China’s drug education works
China and Canada tend to give off completely opposite vibes when talked about in an international setting, but what about educators’ views on drug use and drug abuse?
In Ontario, Canada, education on drug use and abuse is done in physical education classes – these are typically done over two or three classes and involve watching videos, Q&A sessions and written tests. The classes are geared toward teaching students about all kinds of drugs including psychoactive drugs – illicit and legal drugs. Moreover, the classes tend to be rather neutral and fact-focused. The teacher will discuss the effects of all types of drugs, the laws regarding illicit drug use and some statistics. There is training in place for students on refusing drugs as well.
Yet, the fact is, most schools still have a large number of drug, alcohol and tobacco abusers, and society is very tolerant of drug use. It is not uncommon to find at least a few drug dealers in a high school in downtown Toronto. Students will smoke and drink in front of school doors without penalty from teachers or administrative staff. Safe injection centers are not an uncommon sight in Vancouver and more have been approved for construction in Toronto. Canada’s Centre for Addiction and Mental Health states, “It is estimated that four out of every 10 people in Ontario have or have had a family member or a friend who has experienced a problem related to substance use.” Canada.ca, a website that provides information on Canadian government agencies, has also indicated that over 40 percent of the population has used illicit drugs in their lifetime.

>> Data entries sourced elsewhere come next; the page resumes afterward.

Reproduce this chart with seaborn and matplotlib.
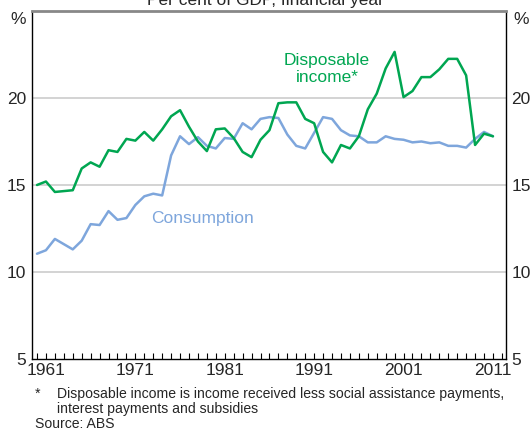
import numpy as np
import pandas as pd
import seaborn as sns
import matplotlib
matplotlib.use("Agg")
import matplotlib.pyplot as plt
from matplotlib.ticker import MultipleLocator

# %% data (per cent of GDP, financial year)
years = list(range(1960, 2012))
disposable = [15.0, 15.2, 14.6, 14.65, 14.7, 15.95, 16.3, 16.05, 17.0, 16.9,
              17.65, 17.55, 18.05, 17.55, 18.2, 18.95, 19.3, 18.35, 17.5, 16.95,
              18.2, 18.25, 17.7, 16.9, 16.6, 17.6, 18.15, 19.7, 19.75, 19.75,
              18.8, 18.55, 16.9, 16.3, 17.3, 17.1, 17.8, 19.35, 20.25, 21.7,
              22.65, 20.05, 20.4, 21.2, 21.2, 21.65, 22.25, 22.25, 21.3, 17.3,
              17.95, 17.8]
consumption = [11.05, 11.25, 11.9, 11.6, 11.3, 11.8, 12.75, 12.7, 13.5, 13.0,
               13.1, 13.85, 14.35, 14.5, 14.4, 16.7, 17.8, 17.35, 17.75, 17.25,
               17.1, 17.7, 17.65, 18.55, 18.2, 18.8, 18.9, 18.85, 17.9, 17.25,
               17.1, 18.0, 18.9, 18.8, 18.15, 17.85, 17.8, 17.45, 17.45, 17.8,
               17.65, 17.6, 17.45, 17.5, 17.4, 17.45, 17.25, 17.25, 17.15, 17.65,
               18.05, 17.8]
y_ticks = [5, 10, 15, 20]
x_labels = [1961, 1971, 1981, 1991, 2001, 2011]

green = "#00a651"
blue = "#7ea6dc"

df = pd.DataFrame({"year": years, "disposable": disposable, "consumption": consumption})

sns.set_theme(style="white")
plt.rcParams["font.family"] = ["Liberation Sans", "DejaVu Sans"]

W, H = 530, 434
fig = plt.figure(figsize=(W / 100, H / 100), dpi=100)
ax = fig.add_axes([32 / W, 1 - 359 / H, (506 - 32) / W, (359 - 11) / H])

# horizontal grid
for v in [10, 15, 20]:
    ax.axhline(v, color="#cccccc", lw=1.2, zorder=0)

sns.lineplot(data=df, x="year", y="consumption", color=blue, lw=1.8, ax=ax)
sns.lineplot(data=df, x="year", y="disposable", color=green, lw=1.8, ax=ax)

ax.set_xlim(1959.44, 2012.46)
ax.set_ylim(5, 25)
ax.set_xlabel("")
ax.set_ylabel("")

ax.set_xticks(x_labels)
ax.xaxis.set_minor_locator(MultipleLocator(1))
ax.tick_params(axis="x", which="both", direction="in", length=4, width=0.8,
               color="black", bottom=True, labelsize=12.5, pad=3)
ax.set_yticks(y_ticks)
ax.tick_params(axis="y", which="both", length=0, labelsize=12.5, pad=4,
               left=False, right=False, labelleft=True, labelright=True)

for side in ["left", "right", "bottom"]:
    ax.spines[side].set_color("black")
    ax.spines[side].set_linewidth(1.0)
ax.spines["top"].set_color("#888888")
ax.spines["top"].set_linewidth(2.0)

# series labels
fig.text(327 / W, 1 - 69 / H, "Disposable\nincome*", color=green, fontsize=12.5,
         ha="center", va="center", linespacing=1.1)
fig.text(203 / W, 1 - 218 / H, "Consumption", color=blue, fontsize=12.5,
         ha="center", va="center")

fig.text(18 / W, 1 - 20 / H, "%", fontsize=12.5, ha="center", va="center")
fig.text(521 / W, 1 - 20 / H, "%", fontsize=12.5, ha="center", va="center")
# title is clipped by the top edge, as in the source
fig.text(265 / W, 1 - 0 / H, "Per cent of GDP, financial year", fontsize=12.5,
         ha="center", va="center")

# notes
fig.text(35 / W, 1 - 394 / H, "*", fontsize=10.1, ha="left", va="center")
fig.text(57 / W, 1 - 394 / H,
         "Disposable income is income received less social assistance payments,",
         fontsize=10.1, ha="left", va="center")
fig.text(57 / W, 1 - 409 / H, "interest payments and subsidies",
         fontsize=10.1, ha="left", va="center")
fig.text(35 / W, 1 - 424 / H, "Source: ABS", fontsize=10.1, ha="left", va="center")

fig.savefig("out.png", dpi=100)
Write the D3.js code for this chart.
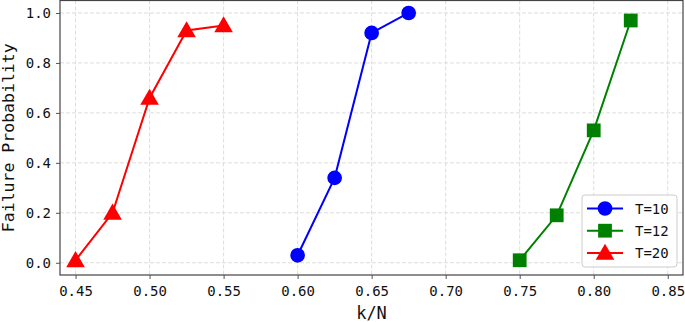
<!DOCTYPE html>
<html>
<head>
<meta charset="utf-8">
<script src="https://cdn.jsdelivr.net/npm/d3@7"></script>
<style>
    body { margin: 0; background: #fff; }
    svg text { font-family: "DejaVu Sans Mono", monospace; fill: #111; }
</style>
</head>
<body>
<div class="chart"></div>
<script>
"use strict";

// data
var seriesNames = ["T=10", "T=12", "T=20"];
var kn10 = [0.600, 0.625, 0.650, 0.675];
var fail10 = [0.03, 0.34, 0.92, 1.00];
var kn12 = [0.750, 0.775, 0.800, 0.825];
var fail12 = [0.01, 0.19, 0.53, 0.97];
var kn20 = [0.450, 0.475, 0.500, 0.525, 0.550];
var fail20 = [0.01, 0.20, 0.66, 0.93, 0.95];
var xTicks = [0.45, 0.50, 0.55, 0.60, 0.65, 0.70, 0.75, 0.80, 0.85];
var yTicks = [0.0, 0.2, 0.4, 0.6, 0.8, 1.0];

var colors = ["#0000ff", "#008000", "#ff0000"];
var shapes = [d3.symbolCircle, d3.symbolSquare, d3.symbolTriangle];

var series = [
    { name: seriesNames[0], x: kn10, y: fail10 },
    { name: seriesNames[1], x: kn12, y: fail12 },
    { name: seriesNames[2], x: kn20, y: fail20 }
];

var svgWidth = 685, svgHeight = 322;
var margin = { top: 0.5, left: 60, bottom: 47, right: 2 };
var w = svgWidth - margin.left - margin.right;
var h = svgHeight - margin.top - margin.bottom;

var svg = d3.select(".chart").append("svg")
    .attr("width", svgWidth)
    .attr("height", svgHeight);

var g = svg.append("g")
    .attr("transform", "translate(" + margin.left + "," + margin.top + ")");

var x = d3.scaleLinear().domain([0.4395, 0.8603]).range([0, w]);
var y = d3.scaleLinear().domain([-0.049, 1.05]).range([h, 0]);

// grid
g.append("g").selectAll("line").data(xTicks).enter().append("line")
    .attr("x1", function(d) { return x(d); })
    .attr("x2", function(d) { return x(d); })
    .attr("y1", 0).attr("y2", h)
    .attr("stroke", "#dddddd").attr("stroke-width", 1)
    .attr("stroke-dasharray", "4,2");

g.append("g").selectAll("line").data(yTicks).enter().append("line")
    .attr("y1", function(d) { return y(d); })
    .attr("y2", function(d) { return y(d); })
    .attr("x1", 0).attr("x2", w)
    .attr("stroke", "#dddddd").attr("stroke-width", 1)
    .attr("stroke-dasharray", "4,2");

// lines + markers
var line = d3.line()
    .x(function(d) { return x(d[0]); })
    .y(function(d) { return y(d[1]); });

series.forEach(function(s, i)
{
    var pts = s.x.map(function(v, j) { return [v, s.y[j]]; });
    g.append("path")
        .datum(pts)
        .attr("d", line)
        .attr("fill", "none")
        .attr("stroke", colors[i])
        .attr("stroke-width", 2);

    var size = i == 0 ? 170 : (i == 1 ? 190 : 150);
    g.selectAll(".m" + i).data(pts).enter().append("path")
        .attr("class", "m" + i)
        .attr("transform", function(d) { return "translate(" + x(d[0]) + "," + (y(d[1]) + (i == 2 ? 1.5 : 0)) + ")"; })
        .attr("d", d3.symbol().type(shapes[i]).size(size))
        .attr("fill", colors[i]);
});

// axes
var xAxis = d3.axisBottom(x).tickValues(xTicks).tickFormat(d3.format(".2f")).tickSize(4).tickPadding(4);
var yAxis = d3.axisLeft(y).tickValues(yTicks).tickFormat(d3.format(".1f")).tickSize(4).tickPadding(5);

var xg = g.append("g").attr("transform", "translate(0," + h + ")").call(xAxis);
var yg = g.append("g").call(yAxis);
[xg, yg].forEach(function(a)
{
    a.select(".domain").remove();
    a.selectAll(".tick line").attr("stroke", "#555");
    a.selectAll("text").attr("font-size", "14px").attr("fill", "#111");
});
xg.selectAll("text").attr("dy", "0.95em");

// frame
g.append("rect")
    .attr("x", 0).attr("y", 0).attr("width", w).attr("height", h)
    .attr("fill", "none").attr("stroke", "#444").attr("stroke-width", 1.2);

// axis labels
svg.append("text")
    .attr("x", margin.left + w / 2)
    .attr("y", 319)
    .attr("text-anchor", "middle")
    .attr("font-size", "17px")
    .text("k/N");

svg.append("text")
    .attr("transform", "translate(14," + (margin.top + h / 2) + ") rotate(-90)")
    .attr("text-anchor", "middle")
    .attr("font-size", "16.5px")
    .text("Failure Probability");

// legend
var legend = svg.append("g").attr("transform", "translate(582,195)");
legend.append("rect")
    .attr("width", 95).attr("height", 72).attr("rx", 3)
    .attr("fill", "#fff").attr("fill-opacity", 0.85)
    .attr("stroke", "#cccccc");

series.forEach(function(s, i)
{
    var ly = 13.5 + i * 22.2;
    legend.append("line")
        .attr("x1", 5).attr("x2", 41).attr("y1", ly).attr("y2", ly)
        .attr("stroke", colors[i]).attr("stroke-width", 2);
    legend.append("path")
        .attr("transform", "translate(23," + (ly + (i == 2 ? 1.5 : 0)) + ")")
        .attr("d", d3.symbol().type(shapes[i]).size(i == 0 ? 170 : (i == 1 ? 190 : 150)))
        .attr("fill", colors[i]);
    legend.append("text")
        .attr("x", 53).attr("y", ly)
        .attr("dy", "0.36em")
        .attr("font-size", "14px")
        .text(s.name);
});
</script>
</body>
</html>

China has long had a reputation of strict policies on illicit drugs. In terms of teaching students about drug abuse, a survey revealed several methods of how this is done. Pamphlets on the harmful effects of drugs on the body, mind and society are distributed to students in schools. Police visit classes and give speeches to bring more awareness to drug abuse, as well as real-life cases of drug users and drug dealers. Media also plays a key role in the anti-drug campaign. News programs will often show the harmful physical and mental effects of drugs on people, and more importantly, how one drug user can destroy an entire family, or even a community, due to the immense amount of money required to buy drugs – leading to endless money-borrowing or even coercing others to become addicts to fund the drug user’s financial needs. The side effects also debilitate drug users from being able to function effectively as workers and family members. Films and other media also portray anti-drug police as heroes and martyrs in the war on drugs.
Do these tactics work in China? Based on research from the Brookings Institution, an American research group, there are 2.5 million registered drug users in China, which is 0.18 percent of China’s population. Even if the number was underestimated, compared with Canada’s 40 percent or more, we can safely say that in the case of illicit drug use, China holds a place of cleanliness over Canada.